_REQUIREMENTS_: Exactly the lines from the one containing "Recreate this image" through the one containing "share_a_y = [0.198, 0.5, 0.5]" are to be returned, please, without any pictures.
* Start *
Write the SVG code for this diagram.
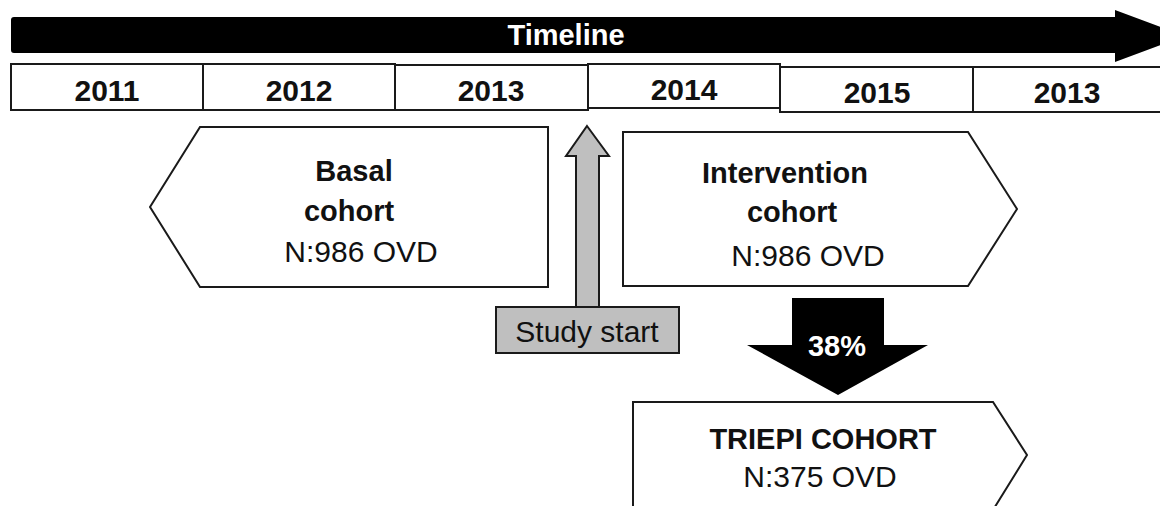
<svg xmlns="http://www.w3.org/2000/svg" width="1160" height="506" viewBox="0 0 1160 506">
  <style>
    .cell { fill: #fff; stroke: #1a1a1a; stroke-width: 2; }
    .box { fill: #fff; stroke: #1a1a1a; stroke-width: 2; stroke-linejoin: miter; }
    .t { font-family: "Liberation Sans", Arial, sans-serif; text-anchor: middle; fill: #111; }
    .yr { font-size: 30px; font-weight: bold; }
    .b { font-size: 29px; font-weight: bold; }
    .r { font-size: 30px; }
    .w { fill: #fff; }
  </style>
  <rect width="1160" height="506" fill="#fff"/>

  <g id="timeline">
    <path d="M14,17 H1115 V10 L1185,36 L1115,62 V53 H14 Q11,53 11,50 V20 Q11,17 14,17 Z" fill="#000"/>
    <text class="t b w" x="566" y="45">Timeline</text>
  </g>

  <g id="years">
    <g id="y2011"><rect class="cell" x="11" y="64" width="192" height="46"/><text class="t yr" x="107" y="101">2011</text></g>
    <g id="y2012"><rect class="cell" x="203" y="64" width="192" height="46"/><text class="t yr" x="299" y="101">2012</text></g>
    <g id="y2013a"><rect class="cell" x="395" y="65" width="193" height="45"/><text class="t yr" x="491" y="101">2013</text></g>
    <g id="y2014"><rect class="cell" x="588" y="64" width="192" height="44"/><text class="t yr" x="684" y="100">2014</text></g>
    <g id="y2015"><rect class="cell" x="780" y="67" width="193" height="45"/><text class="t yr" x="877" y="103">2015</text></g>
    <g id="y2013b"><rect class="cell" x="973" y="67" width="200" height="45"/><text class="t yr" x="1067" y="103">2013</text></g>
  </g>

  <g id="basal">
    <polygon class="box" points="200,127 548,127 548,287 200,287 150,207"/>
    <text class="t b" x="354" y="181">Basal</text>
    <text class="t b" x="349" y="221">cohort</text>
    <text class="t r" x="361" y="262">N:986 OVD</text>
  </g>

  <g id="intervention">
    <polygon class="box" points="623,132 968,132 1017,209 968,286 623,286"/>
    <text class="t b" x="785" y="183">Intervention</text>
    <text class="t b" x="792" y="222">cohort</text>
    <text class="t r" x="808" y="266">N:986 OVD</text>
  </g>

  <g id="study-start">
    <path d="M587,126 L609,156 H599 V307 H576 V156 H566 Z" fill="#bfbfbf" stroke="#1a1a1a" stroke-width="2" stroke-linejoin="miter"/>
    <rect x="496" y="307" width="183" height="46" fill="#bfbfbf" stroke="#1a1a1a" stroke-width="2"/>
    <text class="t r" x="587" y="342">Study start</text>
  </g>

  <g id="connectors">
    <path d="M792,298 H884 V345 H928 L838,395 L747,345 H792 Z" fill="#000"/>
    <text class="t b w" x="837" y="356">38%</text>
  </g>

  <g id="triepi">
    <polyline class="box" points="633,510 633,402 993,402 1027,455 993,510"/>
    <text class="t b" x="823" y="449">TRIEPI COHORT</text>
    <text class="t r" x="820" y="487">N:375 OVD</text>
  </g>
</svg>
* End *
* Start *
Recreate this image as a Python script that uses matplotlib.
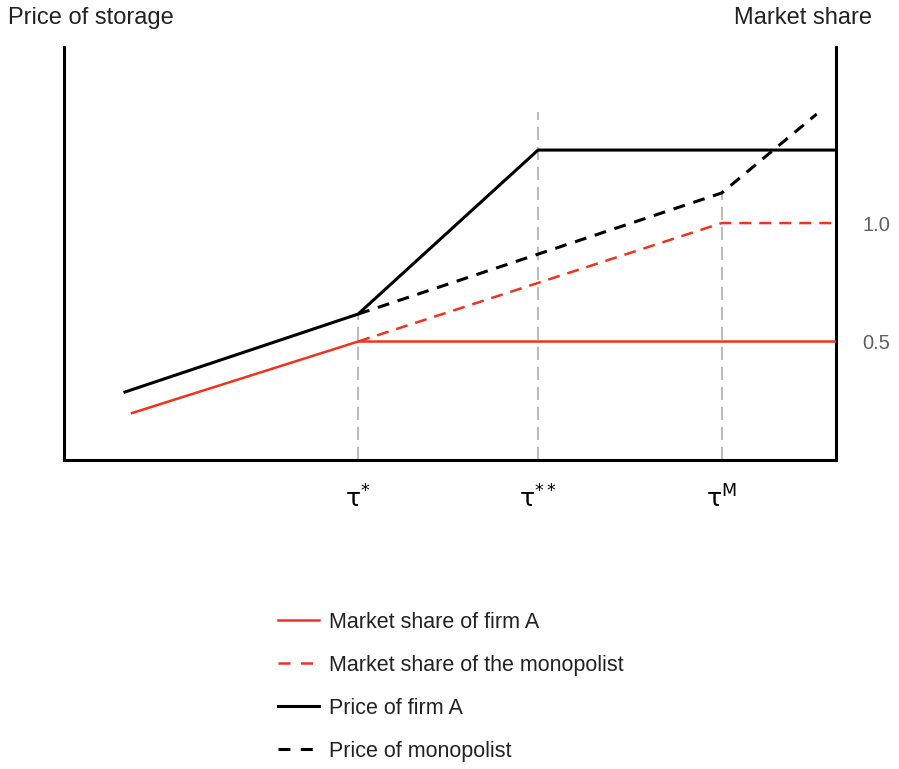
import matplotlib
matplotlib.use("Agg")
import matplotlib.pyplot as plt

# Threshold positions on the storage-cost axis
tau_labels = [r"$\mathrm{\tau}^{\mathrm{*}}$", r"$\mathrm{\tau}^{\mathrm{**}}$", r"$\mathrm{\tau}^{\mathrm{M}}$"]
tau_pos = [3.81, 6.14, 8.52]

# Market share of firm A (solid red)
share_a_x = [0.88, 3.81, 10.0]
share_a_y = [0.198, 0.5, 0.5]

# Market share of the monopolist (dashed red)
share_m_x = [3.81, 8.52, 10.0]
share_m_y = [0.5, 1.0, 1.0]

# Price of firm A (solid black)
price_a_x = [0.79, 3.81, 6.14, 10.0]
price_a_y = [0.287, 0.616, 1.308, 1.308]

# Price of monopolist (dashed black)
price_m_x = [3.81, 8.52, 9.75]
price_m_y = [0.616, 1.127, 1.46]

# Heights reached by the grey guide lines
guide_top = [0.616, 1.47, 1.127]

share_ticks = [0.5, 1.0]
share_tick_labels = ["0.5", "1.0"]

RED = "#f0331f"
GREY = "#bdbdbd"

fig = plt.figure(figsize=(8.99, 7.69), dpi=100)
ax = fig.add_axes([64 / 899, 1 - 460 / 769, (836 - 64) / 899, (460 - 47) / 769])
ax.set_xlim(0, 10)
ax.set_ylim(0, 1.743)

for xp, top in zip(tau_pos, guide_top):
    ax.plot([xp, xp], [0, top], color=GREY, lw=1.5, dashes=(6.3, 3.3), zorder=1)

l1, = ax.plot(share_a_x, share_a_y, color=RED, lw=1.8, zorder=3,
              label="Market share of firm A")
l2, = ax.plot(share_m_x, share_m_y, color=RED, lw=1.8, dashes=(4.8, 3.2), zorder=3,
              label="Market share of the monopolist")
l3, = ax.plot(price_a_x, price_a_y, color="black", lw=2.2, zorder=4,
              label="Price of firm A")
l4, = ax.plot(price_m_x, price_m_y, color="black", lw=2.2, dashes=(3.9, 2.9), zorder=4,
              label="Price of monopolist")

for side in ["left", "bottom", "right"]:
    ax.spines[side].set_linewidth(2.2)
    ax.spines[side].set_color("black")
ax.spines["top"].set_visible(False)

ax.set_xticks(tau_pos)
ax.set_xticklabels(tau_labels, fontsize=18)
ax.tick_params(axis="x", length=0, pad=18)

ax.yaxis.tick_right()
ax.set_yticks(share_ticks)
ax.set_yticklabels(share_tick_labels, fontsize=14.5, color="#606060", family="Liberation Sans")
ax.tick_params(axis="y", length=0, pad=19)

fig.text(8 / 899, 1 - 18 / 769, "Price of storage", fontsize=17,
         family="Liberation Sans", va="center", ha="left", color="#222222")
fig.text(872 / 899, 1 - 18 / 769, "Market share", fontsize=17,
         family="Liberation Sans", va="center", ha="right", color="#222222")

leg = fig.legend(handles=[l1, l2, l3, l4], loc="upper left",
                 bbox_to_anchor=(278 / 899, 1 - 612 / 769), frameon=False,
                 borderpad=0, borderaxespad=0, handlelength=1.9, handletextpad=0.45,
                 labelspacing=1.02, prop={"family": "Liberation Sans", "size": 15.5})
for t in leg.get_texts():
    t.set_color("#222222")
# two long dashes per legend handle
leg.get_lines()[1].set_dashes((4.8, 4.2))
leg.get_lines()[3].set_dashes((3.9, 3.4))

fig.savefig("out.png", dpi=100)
* End *
_WRITTEN ANSWER_:
Recreate this image as a Python script that uses matplotlib.
import matplotlib
matplotlib.use("Agg")
import matplotlib.pyplot as plt

# Threshold positions on the storage-cost axis
tau_labels = [r"$\mathrm{\tau}^{\mathrm{*}}$", r"$\mathrm{\tau}^{\mathrm{**}}$", r"$\mathrm{\tau}^{\mathrm{M}}$"]
tau_pos = [3.81, 6.14, 8.52]

# Market share of firm A (solid red)
share_a_x = [0.88, 3.81, 10.0]
share_a_y = [0.198, 0.5, 0.5]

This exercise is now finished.